Receiving the National Medal of Science in 2013. (White House photo)

Goodenough moved to the University of Oxford to head the Inorganic Chemistry Lab, where he perfected the chemistry of lithium-ion batteries, allowing enough power to be delivered by small, lightweight batteries to lead to revolutions in electronics, such as smartphones and laptop computers. Did he get rich? He was working with “AERE Laboratory in Harwell, a town near Oxford,” whose lawyers “would not proceed unless we signed all our rights away. Not knowing either the full potential of our invention or any other option, we signed our rights away.” Sony used their lithium-ion batteries to power the first cell phone. “AERE Harwell received many millions of pounds; we received nothing,” he said. “However, the joy of having helped to enable a technology that has transformed for the better so many lives is reward enough.”

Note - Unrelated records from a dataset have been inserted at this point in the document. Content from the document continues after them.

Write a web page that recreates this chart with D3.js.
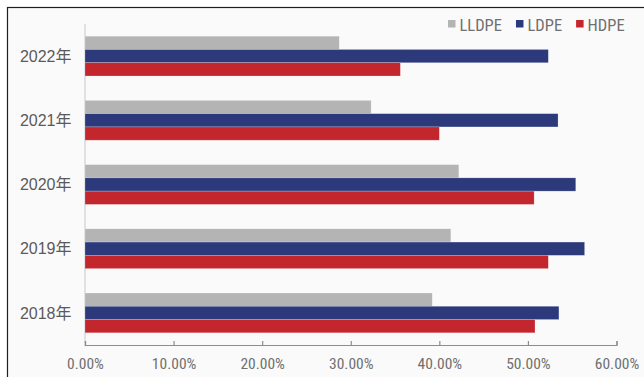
<!DOCTYPE html>
<html>
<head>
<meta charset="utf-8">
<script src="https://cdn.jsdelivr.net/npm/d3@7"></script>
<style>
  html, body { margin: 0; padding: 0; background: #ffffff; }
  svg { display: block; }
  .lbl { font-family: "Liberation Sans Narrow", "Roboto Condensed", "Liberation Sans", Arial, sans-serif; }
  .cjk { font-family: "Liberation Sans Narrow", "Liberation Sans", "Noto Sans CJK SC", sans-serif; }
</style>
</head>
<body>
<svg id="chart" width="644" height="377"></svg>
<script>
// Share of each polyethylene grade, by year
const years = ["2022年", "2021年", "2020年", "2019年", "2018年"];
const seriesNames = ["LLDPE", "LDPE", "HDPE"];
const seriesColors = ["#b4b4b5", "#2c3a7b", "#c4262e"];
const lldpe = [0.287, 0.323, 0.422, 0.413, 0.392];
const ldpe  = [0.523, 0.534, 0.554, 0.564, 0.535];
const hdpe  = [0.356, 0.400, 0.507, 0.523, 0.508];
const xTicks = [0, 0.1, 0.2, 0.3, 0.4, 0.5, 0.6];

const seriesValues = [lldpe, ldpe, hdpe];
const rows = years.map((y, i) => ({
  year: y,
  values: seriesNames.map((s, k) => ({ key: s, value: seriesValues[k][i], color: seriesColors[k] }))
}));

const svg = d3.select("#chart");

// chart frame
svg.append("rect")
  .attr("x", 7.5).attr("y", 7.5)
  .attr("width", 700).attr("height", 400)
  .attr("fill", "#fafafa")
  .attr("stroke", "#1e1e1e").attr("stroke-width", 1.2);

const plot = { left: 85, right: 616.5, top: 24, bottom: 345 };

const x = d3.scaleLinear().domain([0, 0.6]).range([plot.left, plot.right]);
const y = d3.scaleBand().domain(years).range([plot.top, plot.bottom])
  .paddingInner(0.38).paddingOuter(0.19);
const ySub = d3.scaleBand().domain(seriesNames).range([0, y.bandwidth()]);

// vertical category axis line
svg.append("line")
  .attr("x1", plot.left).attr("x2", plot.left)
  .attr("y1", plot.top).attr("y2", plot.bottom + 1.5)
  .attr("stroke", "#d9d9d9").attr("stroke-width", 1.5);

// bars
const groups = svg.append("g").selectAll("g").data(rows).join("g")
  .attr("transform", d => `translate(0,${y(d.year)})`);
groups.selectAll("rect").data(d => d.values).join("rect")
  .attr("x", x(0))
  .attr("y", d => ySub(d.key))
  .attr("width", d => x(d.value) - x(0))
  .attr("height", ySub.bandwidth())
  .attr("fill", d => d.color)
  .attr("stroke", "#ffffff").attr("stroke-opacity", 0.35).attr("stroke-width", 0.6);

// value axis
const xAxis = d3.axisBottom(x).tickValues(xTicks)
  .tickFormat(d3.format(".2%")).tickSize(-4).tickPadding(13);
const gx = svg.append("g").attr("transform", `translate(0,${plot.bottom})`).call(xAxis);
gx.select(".domain").attr("stroke", "#8c8c8c").attr("stroke-width", 1.2);
gx.selectAll(".tick line").attr("stroke", "#8c8c8c").attr("stroke-width", 1.2);
gx.selectAll(".tick text")
  .attr("class", "lbl")
  .attr("fill", "#707070")
  .style("font-size", "15.5px");

// category labels
svg.append("g").selectAll("text").data(years).join("text")
  .attr("class", "cjk")
  .attr("x", 71.5)
  .attr("y", d => y(d) + y.bandwidth() / 2)
  .attr("dy", "0.36em")
  .attr("text-anchor", "end")
  .attr("fill", "#5a5a5a")
  .style("font-size", "16px")
  .text(d => d);

// legend, laid out left to right from its start point
const legend = svg.append("g");
const items = legend.selectAll("g").data(seriesNames).join("g");
items.append("rect")
  .attr("width", 7.5).attr("height", 7.5)
  .attr("y", 20)
  .attr("fill", (d, i) => seriesColors[i]);
items.append("text")
  .attr("class", "lbl")
  .attr("x", 11.5).attr("y", 30.5)
  .attr("fill", "#707070")
  .style("font-size", "16.5px")
  .text(d => d);
let cursor = 448;
items.each(function () {
  const g = d3.select(this);
  g.attr("transform", `translate(${cursor},0)`);
  const w = g.select("text").node().getComputedTextLength();
  cursor += 11.5 + w + 14;
});
</script>
</body>
</html>
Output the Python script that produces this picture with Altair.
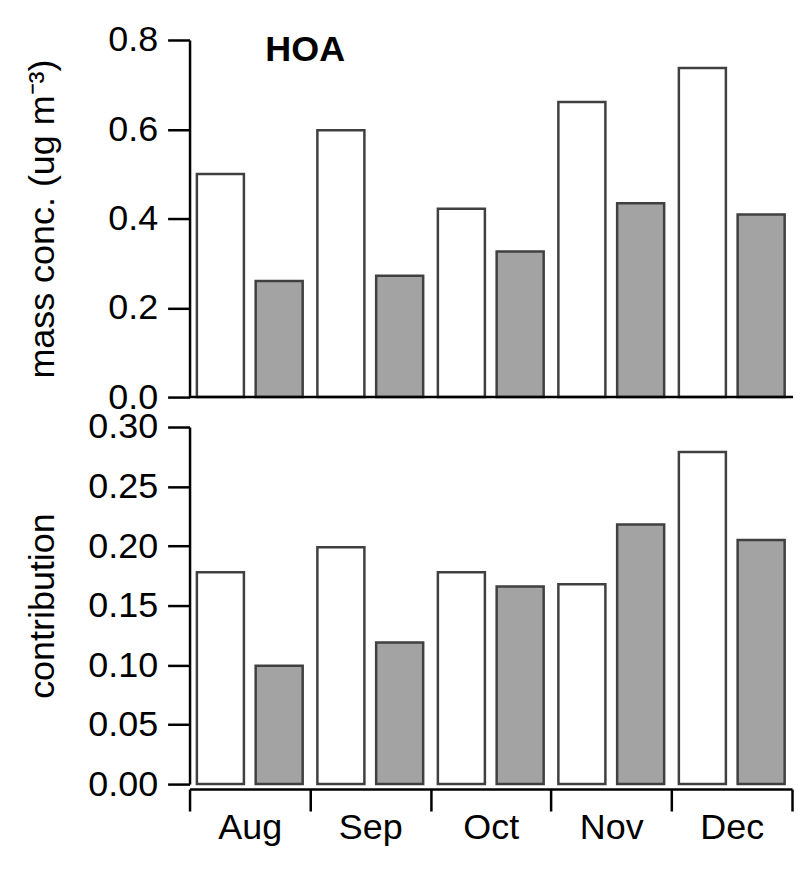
import altair as alt
import pandas as pd

months = ["Aug", "Sep", "Oct", "Nov", "Dec"]
series = ["Series 1", "Series 2"]
mass_s1 = [0.500, 0.598, 0.422, 0.661, 0.737]
mass_s2 = [0.260, 0.272, 0.326, 0.434, 0.409]
contrib_s1 = [0.178, 0.199, 0.178, 0.168, 0.279]
contrib_s2 = [0.0995, 0.119, 0.166, 0.218, 0.205]
mass_ticks = [0.0, 0.2, 0.4, 0.6, 0.8]
contrib_ticks = [0.0, 0.05, 0.10, 0.15, 0.20, 0.25, 0.30]
panel_title = "HOA"

FONT = "Liberation Sans"
W, H = 604, 358
FS = 36


def long_frame(v1, v2):
    rows = []
    for m, a, b in zip(months, v1, v2):
        rows.append({"month": m, "series": series[0], "value": a})
        rows.append({"month": m, "series": series[1], "value": b})
    return pd.DataFrame(rows)


df_mass = long_frame(mass_s1, mass_s2)
df_contrib = long_frame(contrib_s1, contrib_s2)

x_scale = alt.Scale(domain=months, paddingInner=0, paddingOuter=0)
off_scale = alt.Scale(domain=series, paddingInner=0.2, paddingOuter=0.125)
color = alt.Color("series:N", scale=alt.Scale(domain=series, range=["#ffffff", "#a3a3a3"]), legend=None)


def y_axis(ticks, fmt, title):
    return alt.Axis(
        values=ticks, format=fmt, title=title,
        tickSize=22, tickWidth=2.5, tickColor="black",
        domainWidth=2.5, domainColor="black",
        labelFont=FONT, labelFontSize=FS, labelColor="black", labelPadding=10,
        titleFont=FONT, titleFontSize=FS, titleColor="black", titleFontWeight="normal",
        titleX=-136, titleBaseline="alphabetic", grid=False,
    )


bars_top = alt.Chart(df_mass).mark_bar(stroke="#404040", strokeWidth=2.5).encode(
    x=alt.X("month:N", scale=x_scale, sort=months, axis=None),
    xOffset=alt.XOffset("series:N", scale=off_scale, sort=series),
    y=alt.Y("value:Q", scale=alt.Scale(domain=[0, 0.8], nice=False),
            axis=y_axis(mass_ticks, ".1f", "mass conc. (ug m⁻³)")),
    color=color,
)

baseline_top = alt.Chart(pd.DataFrame({"a": [0]})).mark_rule(color="black", strokeWidth=2.5).encode(
    x=alt.value(0), x2=alt.value(W + 1), y=alt.value(H)
)

hoa = alt.Chart(pd.DataFrame({"t": [panel_title]})).mark_text(
    font=FONT, fontSize=FS, fontWeight="bold", align="center", baseline="alphabetic", color="black"
).encode(text="t:N", x=alt.value(116), y=alt.value(21))

top = alt.layer(bars_top, baseline_top, hoa).properties(width=W, height=H)

bottom = alt.Chart(df_contrib).mark_bar(stroke="#404040", strokeWidth=2.5).encode(
    x=alt.X("month:N", scale=x_scale, sort=months,
            axis=alt.Axis(title=None, tickBand="extent", tickSize=22, tickWidth=2.5, tickColor="black",
                          domainWidth=2.5, domainColor="black", offset=5, labelAngle=0,
                          labelFont=FONT, labelFontSize=FS, labelColor="black", labelPadding=0)),
    xOffset=alt.XOffset("series:N", scale=off_scale, sort=series),
    y=alt.Y("value:Q", scale=alt.Scale(domain=[0, 0.30], nice=False),
            axis=y_axis(contrib_ticks, ".2f", "contribution")),
    color=color,
).properties(width=W, height=H)

chart = alt.vconcat(top, bottom, spacing=30, bounds="flush").properties(
    padding={"top": 13, "left": 16, "right": 0, "bottom": 5},
    background="white",
).configure_view(stroke=None)

chart.save("out.html", embed_options={"renderer": "svg", "actions": False})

In 1986, he returned to the U.S. to teach and research at the University of Texas at Austin, where he worked in Mechanical, as well as Electrical and Computer, Engineering. His research especially focused on improving batteries for electric vehicles, getting back to not just reducing our dependence on foreign oil, but “We have to, in the near future, make a transition from our dependence on fossil fuels to a dependence on clean energy,” he said. “So that’s what I’m currently trying to do before I die.” And, he added, “I think we’re on the cusp of being able to do it.” He continued work at the university for 32 years, when he was 98 years old.

Publicity shot of Goodenough upon receiving the Nobel Prize (Photo: University of Texas at Austin)

Goodenough was a co-recipient of the 2009 Enrico Fermi Award for his work in lithium-ion batteries; while in graduate school, Goodenough worked with Fermi himself. He was awarded the National Medal of Science by President Barack Obama in 2013, and in 2019 received the Nobel Prize in Chemistry for his work on lithium-ion batteries — making him the oldest-ever recipient of a Nobel Prize. “John’s legacy as a brilliant scientist is immeasurable,” declared UT Austin President Jay Hartzell. “His discoveries improved the lives of billions of people around the world.” For Goodenough’s 100th birthday, scientists and engineers specializing in batteries came from all over the world to celebrate him. John Bannister Goodenough died June 25 in an assisted living facility in Austin, Texas. He was 100 — exactly one month shy of 101.